Data provided
▼▼▼
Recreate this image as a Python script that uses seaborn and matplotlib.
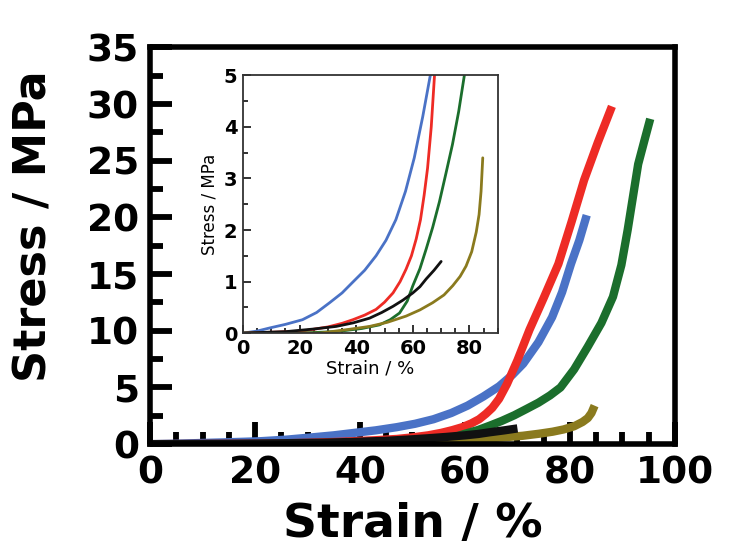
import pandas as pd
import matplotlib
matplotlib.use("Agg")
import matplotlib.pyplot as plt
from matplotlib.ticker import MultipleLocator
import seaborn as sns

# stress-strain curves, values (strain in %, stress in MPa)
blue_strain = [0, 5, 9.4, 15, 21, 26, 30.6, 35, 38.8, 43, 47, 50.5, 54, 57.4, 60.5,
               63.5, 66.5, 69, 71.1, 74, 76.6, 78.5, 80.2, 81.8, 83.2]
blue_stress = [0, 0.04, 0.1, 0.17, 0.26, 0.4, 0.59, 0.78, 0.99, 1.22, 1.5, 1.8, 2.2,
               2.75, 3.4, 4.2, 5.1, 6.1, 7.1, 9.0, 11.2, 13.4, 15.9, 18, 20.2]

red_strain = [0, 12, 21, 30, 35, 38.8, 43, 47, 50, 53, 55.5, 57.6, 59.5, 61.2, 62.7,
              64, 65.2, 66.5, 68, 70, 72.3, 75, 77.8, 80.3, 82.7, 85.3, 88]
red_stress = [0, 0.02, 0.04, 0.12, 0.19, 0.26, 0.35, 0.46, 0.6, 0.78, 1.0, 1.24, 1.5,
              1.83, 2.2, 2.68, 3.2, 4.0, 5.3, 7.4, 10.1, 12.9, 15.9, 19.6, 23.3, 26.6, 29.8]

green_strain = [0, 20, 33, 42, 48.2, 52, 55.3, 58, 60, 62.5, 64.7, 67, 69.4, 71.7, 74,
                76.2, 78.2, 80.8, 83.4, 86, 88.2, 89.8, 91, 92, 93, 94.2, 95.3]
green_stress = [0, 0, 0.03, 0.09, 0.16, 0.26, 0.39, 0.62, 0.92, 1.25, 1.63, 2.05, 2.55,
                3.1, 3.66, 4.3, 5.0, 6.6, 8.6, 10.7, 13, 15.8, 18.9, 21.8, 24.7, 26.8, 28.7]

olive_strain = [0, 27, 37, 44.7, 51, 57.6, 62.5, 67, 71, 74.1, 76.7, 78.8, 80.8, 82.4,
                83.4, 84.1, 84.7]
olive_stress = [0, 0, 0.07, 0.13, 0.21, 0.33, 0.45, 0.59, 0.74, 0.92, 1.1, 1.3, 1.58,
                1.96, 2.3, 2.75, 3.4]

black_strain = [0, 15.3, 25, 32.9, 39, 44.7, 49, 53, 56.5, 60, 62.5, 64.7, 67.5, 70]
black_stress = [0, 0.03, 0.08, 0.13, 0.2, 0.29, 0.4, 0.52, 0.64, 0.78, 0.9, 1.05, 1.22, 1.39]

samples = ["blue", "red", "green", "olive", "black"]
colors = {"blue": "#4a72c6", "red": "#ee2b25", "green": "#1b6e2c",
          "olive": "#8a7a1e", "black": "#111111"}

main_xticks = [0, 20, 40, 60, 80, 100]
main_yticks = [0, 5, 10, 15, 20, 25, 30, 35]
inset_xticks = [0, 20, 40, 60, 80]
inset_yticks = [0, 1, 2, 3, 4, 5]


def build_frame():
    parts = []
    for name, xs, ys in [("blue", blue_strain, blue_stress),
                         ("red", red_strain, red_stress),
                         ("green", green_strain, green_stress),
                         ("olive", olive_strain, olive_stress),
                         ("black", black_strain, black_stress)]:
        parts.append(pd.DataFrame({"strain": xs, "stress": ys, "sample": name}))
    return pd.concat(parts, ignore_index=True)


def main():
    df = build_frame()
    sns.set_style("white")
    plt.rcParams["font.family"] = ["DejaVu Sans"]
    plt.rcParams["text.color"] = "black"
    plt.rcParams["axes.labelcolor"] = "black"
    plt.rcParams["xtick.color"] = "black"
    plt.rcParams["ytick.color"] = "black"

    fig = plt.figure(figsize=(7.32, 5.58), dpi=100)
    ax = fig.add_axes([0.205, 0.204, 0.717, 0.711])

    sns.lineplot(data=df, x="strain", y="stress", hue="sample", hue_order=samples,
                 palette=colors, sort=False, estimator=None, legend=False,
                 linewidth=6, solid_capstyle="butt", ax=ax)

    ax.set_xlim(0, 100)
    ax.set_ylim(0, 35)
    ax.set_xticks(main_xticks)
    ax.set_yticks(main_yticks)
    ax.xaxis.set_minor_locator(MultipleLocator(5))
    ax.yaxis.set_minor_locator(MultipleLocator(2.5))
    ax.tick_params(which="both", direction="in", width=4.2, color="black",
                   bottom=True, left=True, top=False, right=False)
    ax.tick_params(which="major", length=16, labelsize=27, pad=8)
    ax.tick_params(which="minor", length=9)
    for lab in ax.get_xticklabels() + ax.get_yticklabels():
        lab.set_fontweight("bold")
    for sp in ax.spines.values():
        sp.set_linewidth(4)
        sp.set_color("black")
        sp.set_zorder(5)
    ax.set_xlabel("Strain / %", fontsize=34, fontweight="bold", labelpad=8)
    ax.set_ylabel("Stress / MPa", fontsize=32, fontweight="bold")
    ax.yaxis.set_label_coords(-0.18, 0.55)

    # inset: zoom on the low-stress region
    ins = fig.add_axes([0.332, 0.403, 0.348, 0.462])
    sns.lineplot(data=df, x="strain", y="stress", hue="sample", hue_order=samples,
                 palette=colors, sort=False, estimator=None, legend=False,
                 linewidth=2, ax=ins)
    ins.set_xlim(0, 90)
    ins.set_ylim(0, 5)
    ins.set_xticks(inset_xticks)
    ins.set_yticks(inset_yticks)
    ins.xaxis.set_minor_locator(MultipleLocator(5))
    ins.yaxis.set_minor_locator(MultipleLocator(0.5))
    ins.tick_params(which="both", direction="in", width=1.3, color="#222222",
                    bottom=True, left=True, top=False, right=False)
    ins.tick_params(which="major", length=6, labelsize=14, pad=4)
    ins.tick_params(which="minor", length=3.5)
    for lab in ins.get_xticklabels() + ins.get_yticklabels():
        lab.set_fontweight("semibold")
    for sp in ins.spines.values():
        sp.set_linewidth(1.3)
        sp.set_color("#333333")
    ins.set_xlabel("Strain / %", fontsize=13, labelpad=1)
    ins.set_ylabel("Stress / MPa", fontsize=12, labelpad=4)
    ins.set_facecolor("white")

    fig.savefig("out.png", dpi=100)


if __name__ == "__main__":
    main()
▲▲▲
Task requirements
Pictures are excluded; extract exactly the lines from the start of the data through the line that holds "23.3, 26.6, 29.8]", both ends included.

Task answer
Recreate this image as a Python script that uses seaborn and matplotlib.
import pandas as pd
import matplotlib
matplotlib.use("Agg")
import matplotlib.pyplot as plt
from matplotlib.ticker import MultipleLocator
import seaborn as sns

# stress-strain curves, values (strain in %, stress in MPa)
blue_strain = [0, 5, 9.4, 15, 21, 26, 30.6, 35, 38.8, 43, 47, 50.5, 54, 57.4, 60.5,
               63.5, 66.5, 69, 71.1, 74, 76.6, 78.5, 80.2, 81.8, 83.2]
blue_stress = [0, 0.04, 0.1, 0.17, 0.26, 0.4, 0.59, 0.78, 0.99, 1.22, 1.5, 1.8, 2.2,
               2.75, 3.4, 4.2, 5.1, 6.1, 7.1, 9.0, 11.2, 13.4, 15.9, 18, 20.2]

red_strain = [0, 12, 21, 30, 35, 38.8, 43, 47, 50, 53, 55.5, 57.6, 59.5, 61.2, 62.7,
              64, 65.2, 66.5, 68, 70, 72.3, 75, 77.8, 80.3, 82.7, 85.3, 88]
red_stress = [0, 0.02, 0.04, 0.12, 0.19, 0.26, 0.35, 0.46, 0.6, 0.78, 1.0, 1.24, 1.5,
              1.83, 2.2, 2.68, 3.2, 4.0, 5.3, 7.4, 10.1, 12.9, 15.9, 19.6, 23.3, 26.6, 29.8]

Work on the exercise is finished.